▶ [Objective] Omit any picture, and return the remaining data exactly as written.
══ Information given ══
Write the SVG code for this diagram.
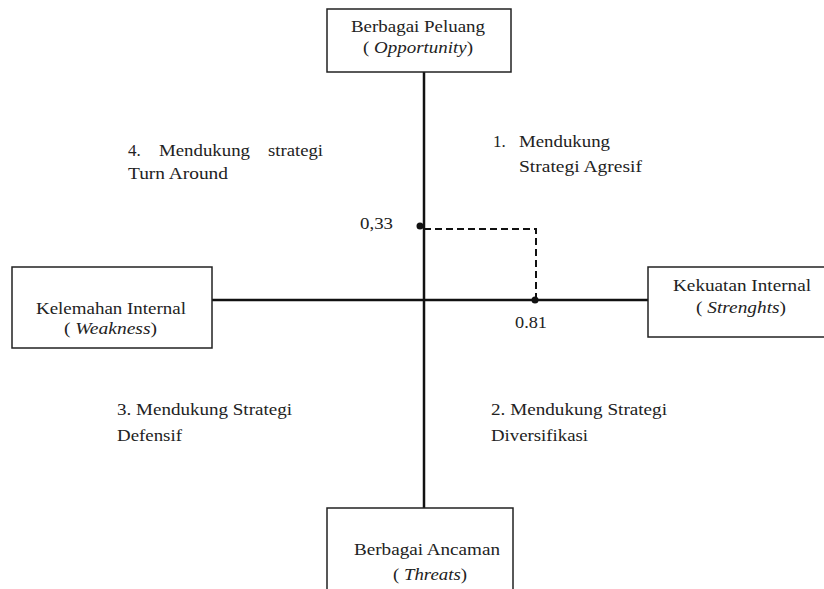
<svg xmlns="http://www.w3.org/2000/svg" width="824" height="589" viewBox="0 0 824 589">
<style>
text{font-family:'Liberation Serif','Times New Roman',serif;font-size:17px;fill:#222}
.box{fill:#fff;stroke:#222;stroke-width:1.5}
.axis{stroke:#111;stroke-width:2.5;fill:none}
.dash{stroke:#111;stroke-width:2;stroke-dasharray:7,4;fill:none}
</style>
<rect width="824" height="589" fill="#fff"/>
<g id="connectors">
<line class="axis" x1="424" y1="72" x2="424" y2="508"/>
<line class="axis" x1="212" y1="300" x2="648" y2="300"/>
<polyline class="dash" points="424,229 536,229 536,300"/>
<circle cx="420" cy="226" r="3.5" fill="#111"/>
<circle cx="535" cy="300" r="3.5" fill="#111"/>
<text x="360" y="229" textLength="33" lengthAdjust="spacingAndGlyphs">0,33</text>
<text x="515" y="328" textLength="32" lengthAdjust="spacingAndGlyphs">0.81</text>
</g>
<g id="opportunity">
<rect class="box" x="327" y="9" width="184" height="63"/>
<text x="351" y="32" textLength="134" lengthAdjust="spacingAndGlyphs">Berbagai Peluang</text>
<text x="363" y="53" textLength="110" lengthAdjust="spacingAndGlyphs">( <tspan font-style="italic">Opportunity</tspan>)</text>
</g>
<g id="weakness">
<rect class="box" x="12" y="267" width="200" height="81"/>
<text x="36" y="314" textLength="150" lengthAdjust="spacingAndGlyphs">Kelemahan Internal</text>
<text x="64" y="334" textLength="93" lengthAdjust="spacingAndGlyphs">( <tspan font-style="italic">Weakness</tspan>)</text>
</g>
<g id="strengths">
<rect class="box" x="648" y="267" width="190" height="70"/>
<text x="673" y="291" textLength="138" lengthAdjust="spacingAndGlyphs">Kekuatan Internal</text>
<text x="696" y="313" textLength="90" lengthAdjust="spacingAndGlyphs">( <tspan font-style="italic">Strenghts</tspan>)</text>
</g>
<g id="threats">
<rect class="box" x="327" y="508" width="186" height="90"/>
<text x="354" y="555" textLength="146" lengthAdjust="spacingAndGlyphs">Berbagai Ancaman</text>
<text x="393" y="580" textLength="74" lengthAdjust="spacingAndGlyphs">( <tspan font-style="italic">Threats</tspan>)</text>
</g>
<g id="q4">
<text x="128" y="156">4.</text>
<text x="159" y="156" textLength="91" lengthAdjust="spacingAndGlyphs">Mendukung</text>
<text x="268" y="156" textLength="55" lengthAdjust="spacingAndGlyphs">strategi</text>
<text x="128" y="179" textLength="100" lengthAdjust="spacingAndGlyphs">Turn Around</text>
</g>
<g id="q1">
<text x="493" y="147">1.</text>
<text x="519" y="147" textLength="91" lengthAdjust="spacingAndGlyphs">Mendukung</text>
<text x="519" y="172" textLength="123" lengthAdjust="spacingAndGlyphs">Strategi Agresif</text>
</g>
<g id="q3">
<text x="117" y="415" textLength="175" lengthAdjust="spacingAndGlyphs">3. Mendukung Strategi</text>
<text x="117" y="441" textLength="65" lengthAdjust="spacingAndGlyphs">Defensif</text>
</g>
<g id="q2">
<text x="491" y="415" textLength="176" lengthAdjust="spacingAndGlyphs">2. Mendukung Strategi</text>
<text x="491" y="441" textLength="97" lengthAdjust="spacingAndGlyphs">Diversifikasi</text>
</g>
</svg>
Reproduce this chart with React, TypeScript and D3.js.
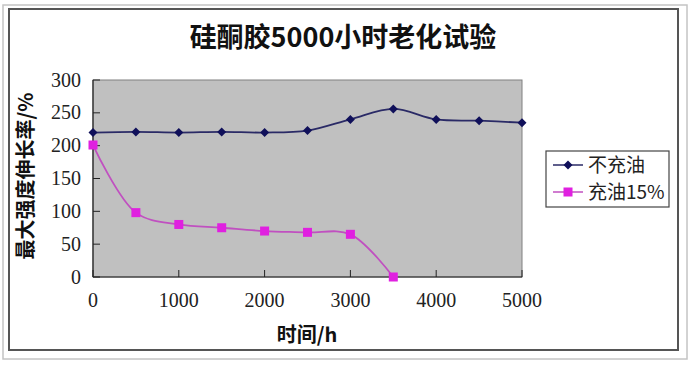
═══
▶ [Final result]
Write the SVG code for this diagram.
<svg xmlns="http://www.w3.org/2000/svg" width="824" height="589" viewBox="0 0 824 589">
<style>
text{font-family:'Liberation Serif','Times New Roman',serif;font-size:17px;fill:#222}
.box{fill:#fff;stroke:#222;stroke-width:1.5}
.axis{stroke:#111;stroke-width:2.5;fill:none}
.dash{stroke:#111;stroke-width:2;stroke-dasharray:7,4;fill:none}
</style>
<rect width="824" height="589" fill="#fff"/>
<g id="connectors">
<line class="axis" x1="424" y1="72" x2="424" y2="508"/>
<line class="axis" x1="212" y1="300" x2="648" y2="300"/>
<polyline class="dash" points="424,229 536,229 536,300"/>
<circle cx="420" cy="226" r="3.5" fill="#111"/>
<circle cx="535" cy="300" r="3.5" fill="#111"/>
<text x="360" y="229" textLength="33" lengthAdjust="spacingAndGlyphs">0,33</text>
<text x="515" y="328" textLength="32" lengthAdjust="spacingAndGlyphs">0.81</text>
</g>
<g id="opportunity">
<rect class="box" x="327" y="9" width="184" height="63"/>
<text x="351" y="32" textLength="134" lengthAdjust="spacingAndGlyphs">Berbagai Peluang</text>
<text x="363" y="53" textLength="110" lengthAdjust="spacingAndGlyphs">( <tspan font-style="italic">Opportunity</tspan>)</text>
</g>
<g id="weakness">
<rect class="box" x="12" y="267" width="200" height="81"/>
<text x="36" y="314" textLength="150" lengthAdjust="spacingAndGlyphs">Kelemahan Internal</text>
<text x="64" y="334" textLength="93" lengthAdjust="spacingAndGlyphs">( <tspan font-style="italic">Weakness</tspan>)</text>
</g>
<g id="strengths">
<rect class="box" x="648" y="267" width="190" height="70"/>
<text x="673" y="291" textLength="138" lengthAdjust="spacingAndGlyphs">Kekuatan Internal</text>
<text x="696" y="313" textLength="90" lengthAdjust="spacingAndGlyphs">( <tspan font-style="italic">Strenghts</tspan>)</text>
</g>
<g id="threats">
<rect class="box" x="327" y="508" width="186" height="90"/>
<text x="354" y="555" textLength="146" lengthAdjust="spacingAndGlyphs">Berbagai Ancaman</text>
<text x="393" y="580" textLength="74" lengthAdjust="spacingAndGlyphs">( <tspan font-style="italic">Threats</tspan>)</text>
</g>
<g id="q4">
<text x="128" y="156">4.</text>
<text x="159" y="156" textLength="91" lengthAdjust="spacingAndGlyphs">Mendukung</text>
<text x="268" y="156" textLength="55" lengthAdjust="spacingAndGlyphs">strategi</text>
<text x="128" y="179" textLength="100" lengthAdjust="spacingAndGlyphs">Turn Around</text>
</g>
<g id="q1">
<text x="493" y="147">1.</text>
<text x="519" y="147" textLength="91" lengthAdjust="spacingAndGlyphs">Mendukung</text>
<text x="519" y="172" textLength="123" lengthAdjust="spacingAndGlyphs">Strategi Agresif</text>
</g>
<g id="q3">
<text x="117" y="415" textLength="175" lengthAdjust="spacingAndGlyphs">3. Mendukung Strategi</text>
<text x="117" y="441" textLength="65" lengthAdjust="spacingAndGlyphs">Defensif</text>
</g>
<g id="q2">
<text x="491" y="415" textLength="176" lengthAdjust="spacingAndGlyphs">2. Mendukung Strategi</text>
<text x="491" y="441" textLength="97" lengthAdjust="spacingAndGlyphs">Diversifikasi</text>
</g>
</svg>
Reproduce this chart with React, TypeScript and D3.js.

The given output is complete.